Cool Cars Loved and Lost

By Dave Getchell
PORSCHEFORME Editor


The reason I'm such a car phreak is all my Mom's brother's fault. Uncle Dave lived in Jackson Hole, and got me hooked on cars in the summer of 1971. He'd raced Pikes Peak in a third-hand Ford GT-40—not yet an automotive icon in those days, just another tired old race car.

Uncle Dave also drove a wicked black 911S, and miraculously was willing to let a skinny high-schooler from Maine get behind the wheel. Soon I was flying into a tight corner on some Wyoming dirt road, where I managed to spin the Porsche into the sagebrush--with him strapped into the passenger seat!

He just laughed and said, "Hey, Stirling, nice drive. Bet you can't get back on the road without stalling." He was right; I was shaking so bad my foot wouldn't stay on the clutch. This is how I learned you can't try to brake hard and turn hard at the same time.

Soon I was all lathered up to buy a '64 356C, a happy blue coupe with snappy red seats. "But Dad, it's only $1000," I tried. Dad said, "Buy that car, don't bother coming home." So I rode home on the bus, a formative trauma that triggered a lifetime of car craziness. Cool cars I've loved and lost since then:

71 Capri V6: Piloting this fastback German Ford taught me how to keep a vehicle with too much power and too little traction pointed in the correct general direction. Great fun, except that important pieces kept rusting off.

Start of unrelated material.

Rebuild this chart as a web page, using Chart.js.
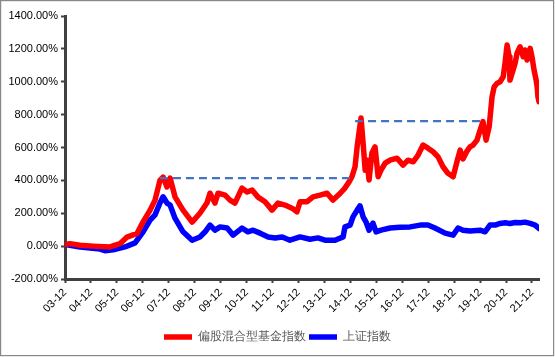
<!DOCTYPE html>
<html><head><meta charset="utf-8">
<script src="https://cdn.jsdelivr.net/npm/chart.js@4"></script>
<style>html,body{margin:0;padding:0;background:#fff}#wrap{width:555px;height:357px;position:relative}</style>
</head><body><div id="wrap"><canvas id="c" width="555" height="357"></canvas></div>
<script>
// x positions: years since 2003-12
const tickLabels = ['03-12','04-12','05-12','06-12','07-12','08-12','09-12','10-12','11-12','12-12','13-12','14-12','15-12','16-12','17-12','18-12','19-12','20-12','21-12'];
const seriesNames = ['偏股混合型基金指数','上证指数'];
const fundT = [0,0.19,0.58,1.08,1.73,2.12,2.39,2.78,3.01,3.28,3.47,3.66,3.78,3.93,4.05,4.24,4.55,4.90,5.20,5.47,5.59,5.78,5.90,6.17,6.36,6.55,6.82,7.02,7.21,7.44,7.71,7.98,8.21,8.48,8.75,8.94,9.06,9.33,9.56,9.83,10.10,10.33,10.60,10.79,10.95,11.06,11.18,11.26,11.33,11.41,11.49,11.57,11.64,11.72,11.83,11.95,12.07,12.18,12.34,12.53,12.80,13.03,13.22,13.42,13.61,13.80,13.99,14.19,14.38,14.57,14.76,14.96,15.11,15.23,15.34,15.50,15.61,15.73,15.88,16.00,16.11,16.23,16.35,16.46,16.54,16.65,16.77,16.89,16.96,17.04,17.12,17.15,17.27,17.35,17.42,17.54,17.66,17.73,17.81,17.93,18.00,18.08,18.16,18.20,18.23,18.27];
const fundV = [10,15,5,0,-5,15,55,78,148,219,280,400,420,360,414,300,219,146,200,262,322,262,322,310,280,262,353,329,341,298,270,219,262,250,231,209,270,270,300,310,322,280,320,353,391,422,483,604,688,779,627,462,523,402,566,604,422,462,505,523,535,493,523,513,554,615,596,574,543,483,443,422,515,584,530,580,604,615,645,706,757,645,727,908,968,990,1000,1030,1112,1223,1152,1010,1071,1113,1172,1213,1152,1193,1132,1203,1152,1071,1010,968,908,878];
const shT = [0,0.58,1.35,1.54,1.93,2.31,2.70,3.01,3.28,3.47,3.66,3.78,3.93,4.05,4.24,4.55,4.90,5.20,5.40,5.59,5.78,5.98,6.25,6.48,6.82,7.05,7.25,7.52,7.83,8.10,8.37,8.67,9.06,9.44,9.75,10.02,10.41,10.72,10.79,10.99,11.10,11.26,11.37,11.49,11.60,11.72,11.87,11.99,12.18,12.53,12.91,13.30,13.69,13.99,14.26,14.65,14.96,15.15,15.34,15.61,16.00,16.19,16.38,16.58,16.77,16.96,17.15,17.35,17.54,17.73,17.93,18.12,18.27];
const shV = [10,-5,-18,-28,-20,-5,20,87,158,190,262,300,262,250,170,87,36,56,87,128,97,117,110,67,110,87,97,79,56,50,56,36,56,42,50,36,36,56,117,128,178,219,245,178,148,97,140,87,97,110,115,117,128,128,110,79,67,110,97,92,97,87,128,128,138,142,138,144,142,146,138,128,107];
// previous-peak reference lines: [start, end, level]
const peak1 = [3.66, 11.18, 414];
const peak2 = [11.18, 16.11, 761];

const pts = (T, V) => T.map((t, i) => ({x: t, y: V[i]}));
const dash = p => [{x: p[0], y: p[2]}, {x: p[1], y: p[2]}];

const borderPlugin = {
  id: 'frame',
  afterLayout(chart) {
    // centre the legend on the whole canvas rather than on the padded box
    const lg = chart.legend;
    if (lg) { lg.left += 8; lg.right += 8; }
  },
  afterDraw(chart) {
    const ctx = chart.ctx;
    ctx.save();
    ctx.strokeStyle = '#888';
    ctx.lineWidth = 1.2;
    ctx.strokeRect(0.6, 0.6, 553, 355);
    ctx.restore();
  }
};

const lineStyle = {borderWidth: 5.5, pointRadius: 0, borderJoinStyle: 'round', borderCapStyle: 'round'};

new Chart(document.getElementById('c'), {
  type: 'line',
  data: {
    datasets: [
      Object.assign({label: seriesNames[0], data: pts(fundT, fundV), borderColor: '#FF0000', backgroundColor: '#FF0000', order: 1}, lineStyle),
      Object.assign({label: seriesNames[1], data: pts(shT, shV), borderColor: '#0000FF', backgroundColor: '#0000FF', order: 2}, lineStyle),
      {label: 'p1', data: dash(peak1), borderColor: '#4472C4', borderWidth: 2.2, borderDash: [8, 5], pointRadius: 0, order: 0},
      {label: 'p2', data: dash(peak2), borderColor: '#4472C4', borderWidth: 2.2, borderDash: [8, 5], pointRadius: 0, order: 0}
    ]
  },
  options: {
    responsive: false,
    animation: false,
    events: [],
    layout: {padding: {top: 16, right: 16, bottom: 4, left: 0}},
    plugins: {
      tooltip: {enabled: false},
      legend: {
        position: 'bottom',
        labels: {
          filter: item => item.text !== 'p1' && item.text !== 'p2',
          usePointStyle: true,
          pointStyle: 'line',
          pointStyleWidth: 28,
          font: {family: 'Liberation Sans, Arial', size: 12},
          color: '#595959',
          padding: 3,
          boxHeight: 12
        }
      }
    },
    scales: {
      x: {
        type: 'linear',
        min: 0,
        max: 18.27,
        afterBuildTicks: s => { s.ticks = tickLabels.map((l, i) => ({value: i})); },
        afterFit: s => { s.height = 49; },
        ticks: {
          callback: (v) => tickLabels[Math.round(v)] || '',
          minRotation: 45, maxRotation: 45,
          autoSkip: false,
          font: {family: 'Liberation Sans, Arial', size: 11},
          color: '#000',
          padding: 3
        },
        grid: {drawOnChartArea: false, drawTicks: true, tickLength: 4, tickColor: '#404040', tickWidth: 2},
        border: {display: true, color: '#404040', width: 3}
      },
      y: {
        min: -200,
        max: 1400,
        afterFit: s => { s.width = 65; },
        ticks: {
          stepSize: 200,
          callback: v => v.toFixed(2) + '%',
          font: {family: 'Liberation Sans, Arial', size: 11},
          color: '#000',
          padding: 3
        },
        grid: {drawOnChartArea: false, drawTicks: true, tickLength: 4, tickColor: '#404040', tickWidth: 2},
        border: {display: true, color: '#404040', width: 3}
      }
    }
  },
  plugins: [borderPlugin]
});
</script></body></html>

67 VW 21-Window Bus: My beloved "Wolfgang" was freedom incarnate: rock concerts, camping trips, ski adventures. A friend borrowed Wolfie, then called from the road: "Ah, the engine sounds like a machine gun. But don't worry, I only drove a few miles and pulled over." So ensued my first engine rebuild--in a Vermont woodshed.

74 BMW 2002: A girlfriend bought the Beemer new, and we pedaled it to bike races nationwide. The '02 displayed an amazing ability to cruise 90 mph without the engine--or passengers--breaking a sweat. After we split up, she drove it hard for another 10 years until the rear shock towers rotted out.

78 Saab 99 EMS: A terrific little tank of a car, so agile and predictable on squiggly roads. Sold it to my roommate, and the 99 saved his future wife's life when she T-boned a phone pole.

84 VW GTI: As soon as the original "hot hatch" came to America, a silver one found a home in my driveway. Briefly. Loved the close-ratio gearbox and rev-happy engine; hated the pogo-stick ride and dismal build quality. Within six months, I discovered turbochargers and dumped the Bunny.

80 Saab Turbo: “Ingemar” the black leather Swede had been my Saab mechanic's pet. Rally-prepped with variable boost, water injection, sport springs, Konis, and P6s, the car was addictively fast, but looked utterly ordinary on the outside--a low-profile perpetrator par excellence. Too bad how a couple of overheating episodes blew the engine. Peter the Swedish wrench surveyed the cylinder-head carnage and said, "Ooh, yah, you should-a had a inter-coolah."

86 Honda Civic Si: This arrest-me-red mini mite had a Mugen-ized motor, exhaust pipe big as a coffee can, and fat Yokohamas. Cornered like a skateboard, but rode like one, too. Unfortunately, the red Honda proved to be a much better ticket collector than a hot-rod Saab, though at least the engine never blew.

84 Mercedes 280CE: "Brigitte" was basically a German Camaro: a sleek Euro-model coupe with 195-hp twincam six and five-speed ZF stick. She was turned out in proper Deutsch style--lustrous Polar Silver paint, chrome everywhere, green wool interior and acres of walnut. Drove fantastic, built like a bank. My wife is still mad at me for selling the Benz to buy an old 911.

Car craziness refuses to die...anybody know of a 356 for sale? Gotta be a '64 blue C coupe, red leather seats…maybe from Wyoming?